Les coureurs professionnels ne laissent rien au hasard. Pour affronter les grands cols, l’acclimatation est essentielle.

Des stages en altitude et une adaptation physiologique : les équipes World Tour envoient régulièrement leurs leaders en stage à plus de 2000 mètres : Tignes, le Teide (volcan des Canaries) ou la Sierra Nevada (sud de l’Espagne) sont devenus des camps de base. Là-haut, le corps s’adapte progressivement en augmentant la production de globules rouges, ce qui améliore le transport de l’oxygène.
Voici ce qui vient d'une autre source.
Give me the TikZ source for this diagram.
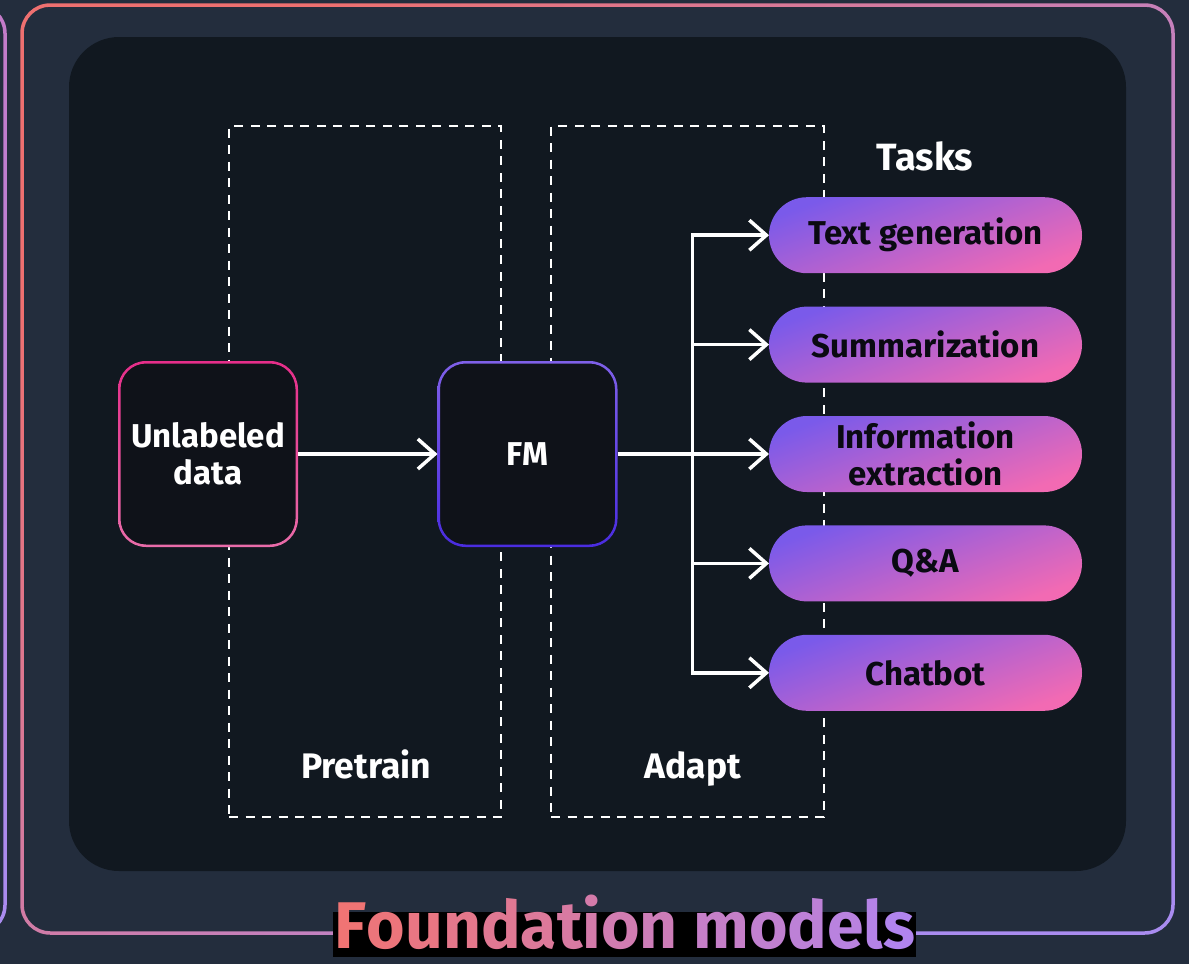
\documentclass[tikz,border=0pt]{standalone}
\usepackage{fontspec}
\setmainfont{Fira Sans}
\newfontfamily\titlefont{Fira Sans}
\usetikzlibrary{arrows.meta}
\definecolor{bgc}{HTML}{232D3D}
\definecolor{panelc}{HTML}{111820}
\definecolor{nodefill}{HTML}{0F1219}
\definecolor{coral}{HTML}{EE7070}
\definecolor{frpurple}{HTML}{A98CF0}
\definecolor{lfTop}{HTML}{C47BC8}
\definecolor{udTop}{HTML}{E62E8A}
\definecolor{udBot}{HTML}{E96CA9}
\definecolor{fmTop}{HTML}{7F60E8}
\definecolor{fmBot}{HTML}{4A2CE0}
\definecolor{pillpurple}{HTML}{7A5AEA}
\definecolor{pillpink}{HTML}{F26AB3}
\definecolor{pilltext}{HTML}{0A0A12}
\definecolor{tc}{HTML}{F07474}
\definecolor{tp}{HTML}{B184EE}
\newcommand{\gradring}[4]{\shade[#4, even odd rule, rounded corners=#2pt] (#1.north west) rectangle (#1.south east) [rounded corners=#2pt-#3pt] ([shift={(#3,#3)}]#1.north west) rectangle ([shift={(-#3,-#3)}]#1.south east);}
\newcommand{\nodefont}{\bfseries\fontsize{33}{37}\selectfont}
\begin{document}
\begin{tikzpicture}[x=1pt,y=-1pt,
  dashbox/.style={draw=white, line width=2pt, dash pattern=on 9pt off 7.5pt, inner sep=0pt, outer sep=0pt},
  box/.style={rectangle, rounded corners=28pt, minimum width=180pt, minimum height=186pt, fill=nodefill, inner sep=0pt, outer sep=0pt, text=white, font=\nodefont, align=center},
  pill/.style={rectangle, rounded corners=38pt, minimum width=313pt, minimum height=76pt, top color=pillpurple, bottom color=pillpink, shading angle=20, inner sep=0pt, outer sep=0pt, text=pilltext, font=\nodefont, align=center},
  lbl/.style={text=white, inner sep=0pt, anchor=base, font=\bfseries\fontsize{35.5}{40}\selectfont},
  link/.style={draw=white, line width=3.5pt},
  arr/.style={link, -{Straight Barb[length=17pt,width=30pt]}}
]
\useasboundingbox (0,0) rectangle (1189,964);
\fill[bgc] (0,0) rectangle (1189,964);
% neighbouring frame at the left edge
\begin{scope}
\clip (0,0) rectangle (1189,964);
\shade[top color=lfTop, bottom color=frpurple, even odd rule, rounded corners=30pt] (-1160,3.25) rectangle (6.75,935) [rounded corners=26.5pt] (-1156.5,6.75) rectangle (3.25,931.5);
\end{scope}
% outer frame
\shade[top color=coral, bottom color=frpurple, shading angle=45, even odd rule, rounded corners=30pt] (20.25,3.25) rectangle (1174.75,934.75) [rounded corners=26.5pt] (23.75,6.75) rectangle (1171.25,931.25);
% inner panel
\fill[panelc, rounded corners=50pt] (69,37) rectangle (1126,871);
% stage boxes
\node[dashbox, minimum width=272pt, minimum height=691pt] (pre) at (365,471.5) {};
\node[dashbox, minimum width=273pt, minimum height=691pt] (ada) at (687.5,471.5) {};
\node[lbl] (prel) at (366,778) {Pretrain};
\node[lbl] (adal) at (693,778) {Adapt};
\node[lbl, font=\bfseries\fontsize{38}{42}\selectfont] (tasks) at (925,170) {Tasks};
% main nodes
\node[box] (ud) at (208,454) {Unlabeled\\data};
\node[box] (fm) at (527.5,454) {FM};
\gradring{ud}{28}{2.5}{top color=udTop, bottom color=udBot}
\gradring{fm}{28}{2.5}{top color=fmTop, bottom color=fmBot}
% tasks
\node[pill] (tg) at (925.5,235.2) {Text generation};
\node[pill] (su) at (925.5,344.6) {Summarization};
\node[pill] (ie) at (925.5,454) {Information\\extraction};
\node[pill] (qa) at (925.5,563.4) {Q\&A};
\node[pill] (cb) at (925.5,672.8) {Chatbot};
% connectors
\draw[arr] (ud.east) -- (fm.west);
\coordinate (hub) at ([xshift=75pt]fm.east);
\draw[link] (fm.east) -- (hub);
\foreach \t in {tg,su,ie,qa,cb} \draw[arr] (hub) |- (\t.west);
% title
\node[fill=black, minimum width=583pt, minimum height=45pt, inner sep=0pt, outer sep=0pt] (tbg) at (624.5,934.5) {};
\node[anchor=base, inner sep=0pt, font=\titlefont\bfseries\fontsize{66}{66}\selectfont] (title) at (625,948) {\textcolor{tp!0!tc}{F}\textcolor{tp!6!tc}{o}\textcolor{tp!12!tc}{u}\textcolor{tp!19!tc}{n}\textcolor{tp!25!tc}{d}\textcolor{tp!31!tc}{a}\textcolor{tp!38!tc}{t}\textcolor{tp!44!tc}{i}\textcolor{tp!50!tc}{o}\textcolor{tp!56!tc}{n} \textcolor{tp!69!tc}{m}\textcolor{tp!75!tc}{o}\textcolor{tp!81!tc}{d}\textcolor{tp!88!tc}{e}\textcolor{tp!94!tc}{l}\textcolor{tp!100!tc}{s}};
\end{tikzpicture}
\end{document}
Cet effet met une dizaine de jours à se manifester pleinement, mais peut ensuite durer plusieurs semaines.

Ce mécanisme naturel, appelé érythropoïèse, est comparable à un « dopage légal », recherché non seulement pour performer en altitude, mais aussi pour bénéficier d’un avantage à plus basse altitude par la suite.

Des différences selon les profils : certains coureurs, souvent originaires de régions montagneuses (Colombie, Équateur, Ethiopie), ont grandi en altitude et présentent une meilleure tolérance à l’hypoxie. D’autres, au contraire, peinent à s’adapter. La génétique, l’historique d’entraînement et même la psychologie peuvent jouer un rôle.

En course : comment les 2000 mètres bouleversent la stratégie

Sur les pentes du Galibier, de l’Iseran ou du Tourmalet, les stratégies changent. À cette hauteur, le rapport puissance/poids ne suffit plus à expliquer les écarts. C’est la gestion de l’effort, la tolérance à l’altitude, et la capacité à maintenir un rythme sous hypoxie qui font la différence.

Moins de watts, plus de lucidité : les coureurs ne peuvent plus soutenir les mêmes puissances qu’en plaine. Une montée à 400 watts devient intenable sur les derniers kilomètres d’un col d’altitude. Les accélérations violentes sont rares, les attaques doivent être calculées avec soin. Il n’est pas rare de voir des leaders attendre les deux derniers kilomètres pour porter leur offensive, là où les moins acclimatés commencent à faiblir.

Des effets sournois comme le froid, le déshydratation, les troubles digestifs : l’air sec et froid de l’altitude favorise la déshydratation, même en l’absence de forte chaleur. La digestion est parfois plus lente, et certains coureurs peuvent ressentir des nausées ou maux de tête. La concentration en est affectée, tout comme la capacité à s’alimenter dans les moments critiques.

Le mythe des géants à plus de 2000 m

Le Tour de France aime les chiffres ronds et les symboles. Le passage au-dessus de 2000 mètres, régulièrement mis en avant dans les profils d’étapes, fait partie du patrimoine de la course.

Ces cols ne sont pas seulement hauts : ils sont souvent placés à des moments clés du Tour. Lorsqu’ils sont franchis en fin d’étape, les dégâts peuvent être considérables.

En 2011, Andy Schleck dynamitait le Tour au col d’Izoard avant de s’envoler dans le Galibier. En 2019, Egan Bernal s’emparait du maillot jaune dans une montée écourtée vers l’Iseran, rendue encore plus épique par une tempête de grêle.

Une altitude stratégique, au cœur de l’évolution du cyclisme

L’élévation des parcours dans les années 2000–2020 n’est pas un hasard. Les organisateurs cherchent à rendre la course plus spectaculaire et moins prévisible. L’altitude, avec son lot d’incertitudes physiologiques, ajoute du chaos, de la dramaturgie… et des écarts.

Mais elle pose aussi la question de l’égalité entre coureurs : tous ne sont pas égaux face à l’hypoxie. Le débat sur les parcours « trop hauts » ou « trop extrêmes » revient régulièrement dans le peloton.

Au-dessus de 2000 mètres, le Tour de France quitte le monde des watts et de la stratégie pure pour entrer dans celui de l’endurance brute, de la résistance physiologique et de la maîtrise de soi.

Les corps sont poussés à leurs limites, les écarts se creusent, les héros émergent. C’est là, dans la rareté de l’air et la grandeur des paysages, que naissent les légendes.